§ **Directions**:
In the listing below, pick out lines with "this".

§ **Information given**:
· · · · · · ·

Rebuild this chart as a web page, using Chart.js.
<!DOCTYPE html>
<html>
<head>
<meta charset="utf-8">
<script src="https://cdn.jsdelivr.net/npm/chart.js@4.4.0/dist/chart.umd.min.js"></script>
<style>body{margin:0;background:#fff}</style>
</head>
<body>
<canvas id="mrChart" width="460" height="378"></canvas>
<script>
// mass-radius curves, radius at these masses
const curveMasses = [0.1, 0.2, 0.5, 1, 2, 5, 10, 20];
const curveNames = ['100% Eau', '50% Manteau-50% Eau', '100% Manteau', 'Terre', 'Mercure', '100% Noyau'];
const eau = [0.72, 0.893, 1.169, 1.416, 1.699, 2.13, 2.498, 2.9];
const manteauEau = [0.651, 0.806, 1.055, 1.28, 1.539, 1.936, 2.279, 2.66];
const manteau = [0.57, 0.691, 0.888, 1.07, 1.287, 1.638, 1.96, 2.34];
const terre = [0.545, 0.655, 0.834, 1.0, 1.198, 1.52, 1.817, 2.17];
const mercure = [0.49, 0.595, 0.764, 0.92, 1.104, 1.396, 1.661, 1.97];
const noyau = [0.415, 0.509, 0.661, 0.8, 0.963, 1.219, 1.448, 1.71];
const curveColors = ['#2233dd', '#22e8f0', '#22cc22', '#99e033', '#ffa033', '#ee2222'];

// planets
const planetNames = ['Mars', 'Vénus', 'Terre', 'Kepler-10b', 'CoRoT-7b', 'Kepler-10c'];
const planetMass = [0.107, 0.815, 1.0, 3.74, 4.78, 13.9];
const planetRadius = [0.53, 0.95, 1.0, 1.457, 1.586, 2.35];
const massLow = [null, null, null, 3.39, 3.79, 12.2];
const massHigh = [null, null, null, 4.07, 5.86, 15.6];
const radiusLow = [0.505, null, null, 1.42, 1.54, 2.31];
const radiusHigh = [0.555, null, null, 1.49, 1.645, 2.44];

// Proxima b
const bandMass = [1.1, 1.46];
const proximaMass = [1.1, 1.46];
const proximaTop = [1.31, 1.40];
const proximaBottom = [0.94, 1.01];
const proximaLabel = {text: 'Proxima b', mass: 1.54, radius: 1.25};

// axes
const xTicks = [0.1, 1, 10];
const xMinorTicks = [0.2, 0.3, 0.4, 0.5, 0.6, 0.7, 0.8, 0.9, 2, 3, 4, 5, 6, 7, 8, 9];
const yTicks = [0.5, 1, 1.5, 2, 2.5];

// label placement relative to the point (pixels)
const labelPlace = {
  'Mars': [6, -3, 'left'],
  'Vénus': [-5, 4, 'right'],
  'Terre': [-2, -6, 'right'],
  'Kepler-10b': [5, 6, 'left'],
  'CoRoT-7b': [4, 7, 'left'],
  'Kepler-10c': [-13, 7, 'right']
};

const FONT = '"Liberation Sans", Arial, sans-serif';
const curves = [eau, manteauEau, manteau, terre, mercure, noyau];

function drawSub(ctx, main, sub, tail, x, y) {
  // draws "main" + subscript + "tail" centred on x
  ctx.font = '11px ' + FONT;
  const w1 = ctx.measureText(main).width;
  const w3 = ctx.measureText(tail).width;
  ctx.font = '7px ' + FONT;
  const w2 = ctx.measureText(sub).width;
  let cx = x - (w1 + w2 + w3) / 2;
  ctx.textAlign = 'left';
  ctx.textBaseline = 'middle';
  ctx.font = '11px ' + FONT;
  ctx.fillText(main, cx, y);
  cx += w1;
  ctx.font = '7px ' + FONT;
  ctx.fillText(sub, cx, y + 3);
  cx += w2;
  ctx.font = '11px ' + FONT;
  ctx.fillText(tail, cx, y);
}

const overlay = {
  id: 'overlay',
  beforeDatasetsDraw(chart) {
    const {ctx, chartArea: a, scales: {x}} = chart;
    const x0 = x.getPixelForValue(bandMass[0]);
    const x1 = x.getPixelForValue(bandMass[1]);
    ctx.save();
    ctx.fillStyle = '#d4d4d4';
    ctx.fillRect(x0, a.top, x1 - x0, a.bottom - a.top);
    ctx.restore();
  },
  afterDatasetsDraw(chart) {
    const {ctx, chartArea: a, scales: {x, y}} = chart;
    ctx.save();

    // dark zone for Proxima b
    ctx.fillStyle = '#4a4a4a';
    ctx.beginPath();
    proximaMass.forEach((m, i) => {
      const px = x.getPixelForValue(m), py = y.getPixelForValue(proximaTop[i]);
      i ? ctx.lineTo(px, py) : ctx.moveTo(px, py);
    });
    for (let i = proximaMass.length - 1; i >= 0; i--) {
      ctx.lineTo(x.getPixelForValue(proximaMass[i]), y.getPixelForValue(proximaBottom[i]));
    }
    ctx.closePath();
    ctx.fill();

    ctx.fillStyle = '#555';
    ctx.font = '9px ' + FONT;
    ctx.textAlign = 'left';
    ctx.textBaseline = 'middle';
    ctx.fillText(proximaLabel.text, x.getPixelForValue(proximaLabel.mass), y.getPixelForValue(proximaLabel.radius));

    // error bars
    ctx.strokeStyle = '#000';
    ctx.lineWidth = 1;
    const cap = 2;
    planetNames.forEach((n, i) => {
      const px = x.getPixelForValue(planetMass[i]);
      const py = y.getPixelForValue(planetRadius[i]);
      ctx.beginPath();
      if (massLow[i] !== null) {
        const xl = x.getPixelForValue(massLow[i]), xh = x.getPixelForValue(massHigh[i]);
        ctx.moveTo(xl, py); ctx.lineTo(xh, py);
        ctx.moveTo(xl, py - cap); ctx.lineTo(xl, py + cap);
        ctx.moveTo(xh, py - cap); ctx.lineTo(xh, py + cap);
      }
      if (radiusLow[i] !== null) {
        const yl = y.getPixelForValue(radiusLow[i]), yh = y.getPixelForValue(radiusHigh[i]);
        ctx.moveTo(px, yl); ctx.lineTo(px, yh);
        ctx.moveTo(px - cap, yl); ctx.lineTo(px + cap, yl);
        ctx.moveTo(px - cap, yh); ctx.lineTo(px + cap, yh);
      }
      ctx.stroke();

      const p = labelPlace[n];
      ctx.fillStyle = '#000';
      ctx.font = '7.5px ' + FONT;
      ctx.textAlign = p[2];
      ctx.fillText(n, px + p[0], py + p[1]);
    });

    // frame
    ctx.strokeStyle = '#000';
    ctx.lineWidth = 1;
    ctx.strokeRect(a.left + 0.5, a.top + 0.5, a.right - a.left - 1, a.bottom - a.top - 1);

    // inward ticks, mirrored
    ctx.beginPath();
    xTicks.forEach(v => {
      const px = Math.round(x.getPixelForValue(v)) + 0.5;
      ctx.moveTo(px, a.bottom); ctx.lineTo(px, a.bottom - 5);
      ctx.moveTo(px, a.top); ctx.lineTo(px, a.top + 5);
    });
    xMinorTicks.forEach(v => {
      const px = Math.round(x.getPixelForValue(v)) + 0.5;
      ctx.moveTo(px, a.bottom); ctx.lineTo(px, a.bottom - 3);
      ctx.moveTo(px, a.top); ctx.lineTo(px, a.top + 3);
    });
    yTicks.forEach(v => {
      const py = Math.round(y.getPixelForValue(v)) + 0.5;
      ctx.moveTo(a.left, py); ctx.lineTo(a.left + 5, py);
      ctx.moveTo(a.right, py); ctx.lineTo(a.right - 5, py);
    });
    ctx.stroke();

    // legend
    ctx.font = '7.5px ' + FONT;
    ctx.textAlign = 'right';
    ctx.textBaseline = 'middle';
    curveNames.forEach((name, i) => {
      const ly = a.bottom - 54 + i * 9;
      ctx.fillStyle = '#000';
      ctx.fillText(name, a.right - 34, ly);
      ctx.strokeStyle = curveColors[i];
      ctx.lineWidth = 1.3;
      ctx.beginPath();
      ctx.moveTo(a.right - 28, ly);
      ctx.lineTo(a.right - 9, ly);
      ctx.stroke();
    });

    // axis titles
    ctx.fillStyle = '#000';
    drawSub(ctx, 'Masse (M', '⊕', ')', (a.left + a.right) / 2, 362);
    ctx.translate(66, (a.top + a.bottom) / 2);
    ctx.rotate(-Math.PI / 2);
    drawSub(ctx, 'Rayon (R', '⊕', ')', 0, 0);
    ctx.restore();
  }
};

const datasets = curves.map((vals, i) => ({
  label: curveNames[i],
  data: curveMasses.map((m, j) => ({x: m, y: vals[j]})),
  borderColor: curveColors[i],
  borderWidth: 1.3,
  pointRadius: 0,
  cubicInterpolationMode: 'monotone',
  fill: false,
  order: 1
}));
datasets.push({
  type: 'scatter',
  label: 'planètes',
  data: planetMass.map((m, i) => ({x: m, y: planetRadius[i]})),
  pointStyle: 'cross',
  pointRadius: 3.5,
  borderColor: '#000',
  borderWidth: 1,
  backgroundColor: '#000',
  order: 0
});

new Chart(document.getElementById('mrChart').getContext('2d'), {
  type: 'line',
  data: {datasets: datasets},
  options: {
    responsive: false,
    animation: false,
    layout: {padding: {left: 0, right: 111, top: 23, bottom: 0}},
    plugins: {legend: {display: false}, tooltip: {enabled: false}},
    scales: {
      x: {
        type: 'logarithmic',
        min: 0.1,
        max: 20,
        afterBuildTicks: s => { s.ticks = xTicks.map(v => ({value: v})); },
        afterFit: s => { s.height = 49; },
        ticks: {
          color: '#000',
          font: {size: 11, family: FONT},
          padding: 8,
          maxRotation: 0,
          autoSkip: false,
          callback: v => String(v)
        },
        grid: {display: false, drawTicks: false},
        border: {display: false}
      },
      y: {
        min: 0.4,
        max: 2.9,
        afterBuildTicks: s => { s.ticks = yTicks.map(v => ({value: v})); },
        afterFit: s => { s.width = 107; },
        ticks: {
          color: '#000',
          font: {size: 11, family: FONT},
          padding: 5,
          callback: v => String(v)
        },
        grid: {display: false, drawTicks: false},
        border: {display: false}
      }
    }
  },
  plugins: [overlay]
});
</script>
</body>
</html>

· · · · · · ·

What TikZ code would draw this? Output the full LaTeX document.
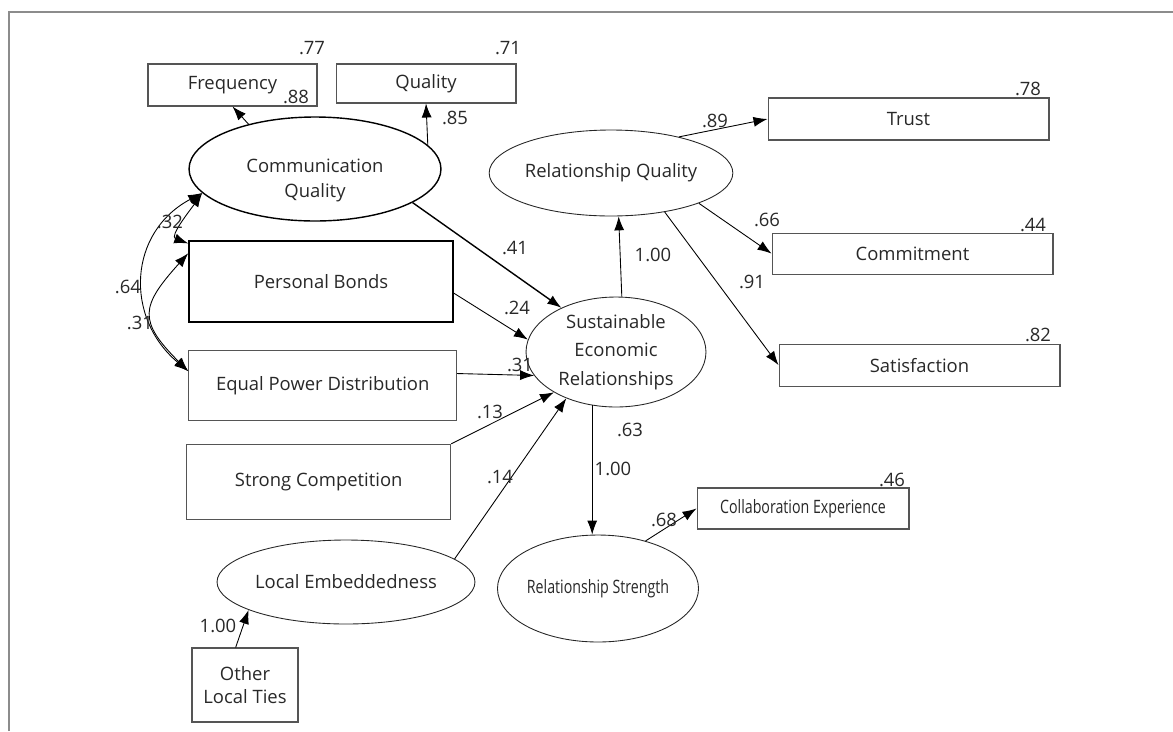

· · · · · · ·

§ **Task solution**:
Rebuild this chart as a web page, using Chart.js.
What TikZ code would draw this? Output the full LaTeX document.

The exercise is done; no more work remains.